Conhece o ritmo, a cadência, as sonoridades, os efeitos de eco, as
mudanças de tom, as variações temáticas. Consegue, de modo
«compassado» (para empregar um termo sugestivo de uma rubrica
musical e coreográfica), modulações de um registo e modo de
energia para outro. Tem os seus graves e os seus baixos, os seus
sussurros e os seus pontos de pedal, vozes retóricas, toques de
clarim e rufares de tambor. Mallarmé era um virtuoso dos
instrumentos de madeira; Hopkins da percussão. Mas estes são
legados imperfeitos e empréstimos «por analogia». Quando as
palavras são feitas para a música, quando se compõe música para
um texto, surge sempre o conflito primário. Em qualquer Lied,
cantata, discurso musical coral ou operático (Sprechgesang,
no sentido de uma categoria geral), as tensões, as disputas agónicas
são palpáveis. Consciente ou inconscientemente, a música tenta
recuperar a sua totalidade, esvaziar o texto de qualquer sentido
léxico-gramatical traduzíve1. Procura vocalizar completamente a
fonética, as sílabas significantes da linguagem. As palavras
deverão dissolver-se em puros vocalises. Por sua vez, a
letra, o libretto verbal, o passo bíblico pretende atingir a
paridade ou mesmo a proeminência. A música deverá ser
acompanhamento. Está ali para decorar, para projectar, para
sublinhar e «materializar» emoções, reflexos de sensibilidade e
conteúdos semânticos que são de natureza linguística. Contudo, a
música e a dança são em si mesmas movimentos e figurações
primordiais do espírito humano que anunciam uma ordem de existência
mais próxima do mistério da criação do que a linguagem. Nelas
ouvimos e percepcionamos aquilo que a actual cosmologia denomina de
«ruídos de fundo», «radiações de fundo» da primeira irrupção
do vazio. À gramática subjazem as fragmentações e, num sentido
vital, as limitações da racionalidade cerebral, a queda do homem na
lógica.
As duas forças, a da
música e da linguagem, fundamentalmente conflituosas, encontram-se
na voz humana quando canta. Quando tenta definir a espantosa
maravilha de uma boca cantante (essa boca cujo canto inextinguível
sobrevive à morte e decapitação de Orfeu), a linguagem apenas
consegue produzir abstracções e imagens. A canção é
simultaneamente a mais carnal e a mais espiritual das realidades.

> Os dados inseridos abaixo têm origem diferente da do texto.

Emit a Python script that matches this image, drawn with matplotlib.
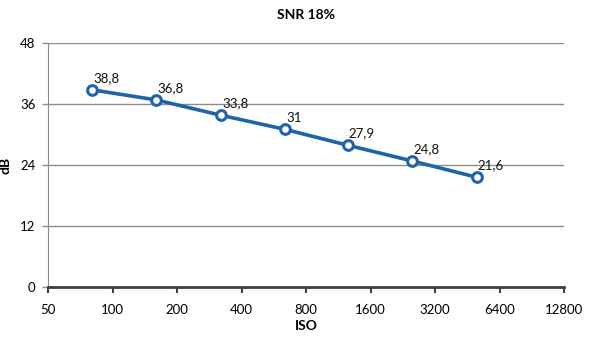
import matplotlib
matplotlib.use("Agg")
import matplotlib.pyplot as plt

# data
iso = [80, 160, 320, 640, 1250, 2500, 5000]
snr = [38.8, 36.8, 33.8, 31.0, 27.9, 24.8, 21.6]
x_ticks = [50, 100, 200, 400, 800, 1600, 3200, 6400, 12800]
y_ticks = [0, 12, 24, 36, 48]

plt.rcParams['font.family'] = ['Lato', 'DejaVu Sans']

fig = plt.figure(figsize=(5.9, 3.39), dpi=100)
ax = fig.add_axes([48 / 590, 1 - 287 / 339, (564 - 48) / 590, (287 - 43) / 339])

blue = '#1f64a8'
ax.plot(iso, snr, color=blue, lw=2.6, marker='o', ms=7, mfc='white',
        mec=blue, mew=2.2, zorder=3)
for x, y in zip(iso, snr):
    lab = f"{y:g}".replace('.', ',')
    ax.annotate(lab, (x, y), xytext=(1, 4), textcoords='offset points',
                fontsize=9.5, ha='left', va='bottom', color='#111111')

ax.set_xscale('log', base=2)
ax.set_xlim(50, 12800)
ax.set_ylim(0, 48)
ax.set_xticks(x_ticks)
ax.set_xticklabels([str(t) for t in x_ticks])
ax.minorticks_off()
ax.set_yticks(y_ticks)
ax.yaxis.grid(True, color='#8c8c8c', lw=1)
ax.set_axisbelow(True)

for s in ['top', 'right']:
    ax.spines[s].set_visible(False)
ax.spines['left'].set_color('#8c8c8c')
ax.spines['bottom'].set_color('#404040')
ax.spines['bottom'].set_linewidth(2)
ax.tick_params(axis='x', direction='out', length=4, width=1.5, color='#404040',
               labelsize=9.5, pad=8)
ax.tick_params(axis='y', direction='out', length=4, width=1, color='#8c8c8c',
               labelsize=9.5, pad=5)

ax.set_title('SNR 18%', fontsize=10, fontweight='bold', pad=17)
ax.set_xlabel('ISO', fontsize=10, fontweight='bold', labelpad=3)
ax.set_ylabel('dB', fontsize=10, fontweight='bold', labelpad=6)

fig.savefig('out.png', dpi=100)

Serve-se do diafragma e da alma. Pode, logo às primeiras notas,
levar o ouvinte ao desespero ou transportá-lo para o êxtase. A voz
cantante pode desregular ou sarar a psique com uma só cadência. A
nível orgânico, o canto humano aproxima-nos mais da animalidade do
que qualquer outra manifestação. Messiaen joga com esta
proximidade. A bestialidade literal da política do século xx, a
regressão à desumanidade, grunhe e grita pela boca do ídolo pop
e da estrela de rock. São, quer queiramos quer não, arautos
da verdade. No outro extremo do espectro, uma voz sussurrante, como a
do Winterreise de Schubert ou a canção da noite na Terceira
de Mahler, aproxima-se mais das fronteiras da alteridade, toca de
modo mais íntimo a terra incognita de uma humanidade que se
excede a si própria, do que provavelmente qualquer outra experiência
(exceptuando a do místico, que é sempre incerta). A canção
leva-nos a origens onde nunca estivemos.